═════ MATERIAL

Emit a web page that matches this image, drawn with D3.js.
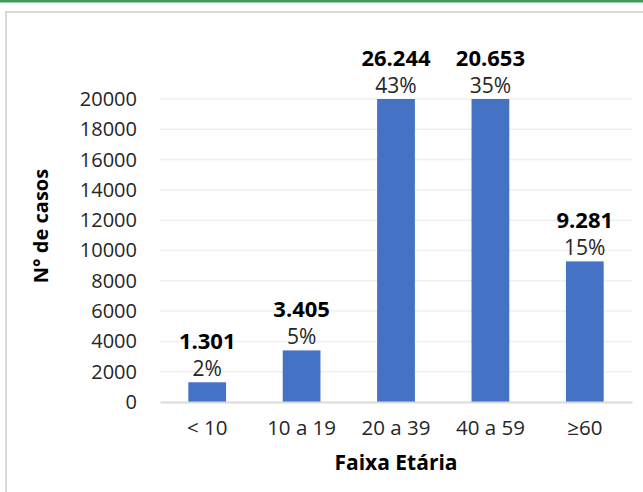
<!DOCTYPE html>
<html>
<head>
<meta charset="utf-8">
<script src="https://cdn.jsdelivr.net/npm/d3@7"></script>
<style>
  html, body { margin: 0; padding: 0; background: #fff; }
  svg { display: block; font-family: "Open Sans", "Noto Sans", sans-serif; }
</style>
</head>
<body>
<svg id="chart" width="643" height="492"></svg>
<script>
const categories = ["< 10", "10 a 19", "20 a 39", "40 a 59", "≥60"];
const cases = [1301, 3405, 26244, 20653, 9281];
const caseLabels = ["1.301", "3.405", "26.244", "20.653", "9.281"];
const shares = ["2%", "5%", "43%", "35%", "15%"];
const yTicks = [0, 2000, 4000, 6000, 8000, 10000, 12000, 14000, 16000, 18000, 20000];

const BAR_COLOR = "#4472c4";
const width = 643, height = 492;
const margin = { top: 99, right: 11, bottom: 90, left: 160 };
const innerW = width - margin.left - margin.right;
const innerH = height - margin.top - margin.bottom;

const svg = d3.select("#chart");

// frame: green rule on top, light grey border left/top
svg.append("rect").attr("x", 0).attr("y", 0).attr("width", width).attr("height", 2.5).attr("fill", "#3d9a58");
svg.append("path")
    .attr("d", `M6,${height} V12 H${width}`)
    .attr("fill", "none").attr("stroke", "#d9d9d9").attr("stroke-width", 2);

const x = d3.scaleBand()
    .domain(categories)
    .range([0, innerW])
    .paddingInner(0.6)
    .paddingOuter(0.3);

// axis tops out at 20000; taller bars are cut at the top
const y = d3.scaleLinear()
    .domain([0, 20000])
    .range([innerH, 0])
    .clamp(true);

const g = svg.append("g").attr("transform", `translate(${margin.left},${margin.top})`);

g.append("g")
    .selectAll("line")
    .data(yTicks.slice(1))
    .join("line")
    .attr("x1", 0).attr("x2", innerW)
    .attr("y1", d => y(d)).attr("y2", d => y(d))
    .attr("stroke", "#efefef").attr("stroke-width", 1.5);

const yAxis = g.append("g")
    .call(d3.axisLeft(y).tickValues(yTicks).tickFormat(d3.format("d")).tickSize(0).tickPadding(23));
yAxis.select(".domain").remove();
yAxis.selectAll("text")
    .attr("font-family", "Open Sans, sans-serif")
    .attr("font-size", 20)
    .attr("fill", "#262626");

g.selectAll("rect.bar")
    .data(categories)
    .join("rect")
    .attr("class", "bar")
    .attr("x", d => x(d))
    .attr("width", x.bandwidth())
    .attr("y", (d, i) => y(cases[i]))
    .attr("height", (d, i) => innerH - y(cases[i]))
    .attr("fill", BAR_COLOR);

const xAxis = g.append("g")
    .attr("transform", `translate(0,${innerH})`)
    .call(d3.axisBottom(x).tickSize(0).tickPadding(18));
xAxis.select(".domain").attr("stroke", "#d9d9d9").attr("stroke-width", 2);
xAxis.selectAll("text")
    .attr("font-family", "Open Sans, sans-serif")
    .attr("font-size", 20.5)
    .attr("fill", "#262626");

// data labels: case count (bold) over share
const labels = g.append("g").attr("text-anchor", "middle").attr("fill", "#000");
categories.forEach((c, i) => {
    const cx = x(c) + x.bandwidth() / 2;
    const top = y(cases[i]);
    labels.append("text")
        .attr("x", cx).attr("y", top - 6)
        .attr("font-size", 21)
        .attr("fill", "#262626")
        .text(shares[i]);
    labels.append("text")
        .attr("x", cx).attr("y", top - 33)
        .attr("font-size", 22)
        .attr("font-weight", 700)
        .text(caseLabels[i]);
});

svg.append("text")
    .attr("x", margin.left + innerW / 2)
    .attr("y", 470)
    .attr("text-anchor", "middle")
    .attr("font-size", 21)
    .attr("font-weight", 700)
    .text("Faixa Etária");

svg.append("text")
    .attr("transform", "translate(48,226) rotate(-90)")
    .attr("text-anchor", "middle")
    .attr("font-size", 20)
    .attr("font-weight", 700)
    .text("N° de casos");
</script>
</body>
</html>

══════════

§ **TASK GOAL**
Exclude the pictures. Write out the remaining data exactly.

§ **COMPLETED EXERCISE**
Emit a web page that matches this image, drawn with D3.js.
<!DOCTYPE html>
<html>
<head>
<meta charset="utf-8">
<script src="https://cdn.jsdelivr.net/npm/d3@7"></script>
<style>
  html, body { margin: 0; padding: 0; background: #fff; }
  svg { display: block; font-family: "Open Sans", "Noto Sans", sans-serif; }
</style>
</head>
<body>
<svg id="chart" width="643" height="492"></svg>
<script>
const categories = ["< 10", "10 a 19", "20 a 39", "40 a 59", "≥60"];
const cases = [1301, 3405, 26244, 20653, 9281];
const caseLabels = ["1.301", "3.405", "26.244", "20.653", "9.281"];
const shares = ["2%", "5%", "43%", "35%", "15%"];
const yTicks = [0, 2000, 4000, 6000, 8000, 10000, 12000, 14000, 16000, 18000, 20000];

const BAR_COLOR = "#4472c4";
const width = 643, height = 492;
const margin = { top: 99, right: 11, bottom: 90, left: 160 };
const innerW = width - margin.left - margin.right;
const innerH = height - margin.top - margin.bottom;

const svg = d3.select("#chart");

// frame: green rule on top, light grey border left/top
svg.append("rect").attr("x", 0).attr("y", 0).attr("width", width).attr("height", 2.5).attr("fill", "#3d9a58");
svg.append("path")
    .attr("d", `M6,${height} V12 H${width}`)
    .attr("fill", "none").attr("stroke", "#d9d9d9").attr("stroke-width", 2);

const x = d3.scaleBand()
    .domain(categories)
    .range([0, innerW])
    .paddingInner(0.6)
    .paddingOuter(0.3);

// axis tops out at 20000; taller bars are cut at the top
const y = d3.scaleLinear()
    .domain([0, 20000])
    .range([innerH, 0])
    .clamp(true);

const g = svg.append("g").attr("transform", `translate(${margin.left},${margin.top})`);

g.append("g")
    .selectAll("line")
    .data(yTicks.slice(1))
    .join("line")
    .attr("x1", 0).attr("x2", innerW)
    .attr("y1", d => y(d)).attr("y2", d => y(d))
    .attr("stroke", "#efefef").attr("stroke-width", 1.5);

const yAxis = g.append("g")
    .call(d3.axisLeft(y).tickValues(yTicks).tickFormat(d3.format("d")).tickSize(0).tickPadding(23));
yAxis.select(".domain").remove();
yAxis.selectAll("text")
    .attr("font-family", "Open Sans, sans-serif")
    .attr("font-size", 20)
    .attr("fill", "#262626");

g.selectAll("rect.bar")
    .data(categories)
    .join("rect")
    .attr("class", "bar")
    .attr("x", d => x(d))
    .attr("width", x.bandwidth())
    .attr("y", (d, i) => y(cases[i]))
    .attr("height", (d, i) => innerH - y(cases[i]))
    .attr("fill", BAR_COLOR);

const xAxis = g.append("g")
    .attr("transform", `translate(0,${innerH})`)
    .call(d3.axisBottom(x).tickSize(0).tickPadding(18));
xAxis.select(".domain").attr("stroke", "#d9d9d9").attr("stroke-width", 2);
xAxis.selectAll("text")
    .attr("font-family", "Open Sans, sans-serif")
    .attr("font-size", 20.5)
    .attr("fill", "#262626");

// data labels: case count (bold) over share
const labels = g.append("g").attr("text-anchor", "middle").attr("fill", "#000");
categories.forEach((c, i) => {
    const cx = x(c) + x.bandwidth() / 2;
    const top = y(cases[i]);
    labels.append("text")
        .attr("x", cx).attr("y", top - 6)
        .attr("font-size", 21)
        .attr("fill", "#262626")
        .text(shares[i]);
    labels.append("text")
        .attr("x", cx).attr("y", top - 33)
        .attr("font-size", 22)
        .attr("font-weight", 700)
        .text(caseLabels[i]);
});

svg.append("text")
    .attr("x", margin.left + innerW / 2)
    .attr("y", 470)
    .attr("text-anchor", "middle")
    .attr("font-size", 21)
    .attr("font-weight", 700)
    .text("Faixa Etária");

svg.append("text")
    .attr("transform", "translate(48,226) rotate(-90)")
    .attr("text-anchor", "middle")
    .attr("font-size", 20)
    .attr("font-weight", 700)
    .text("N° de casos");
</script>
</body>
</html>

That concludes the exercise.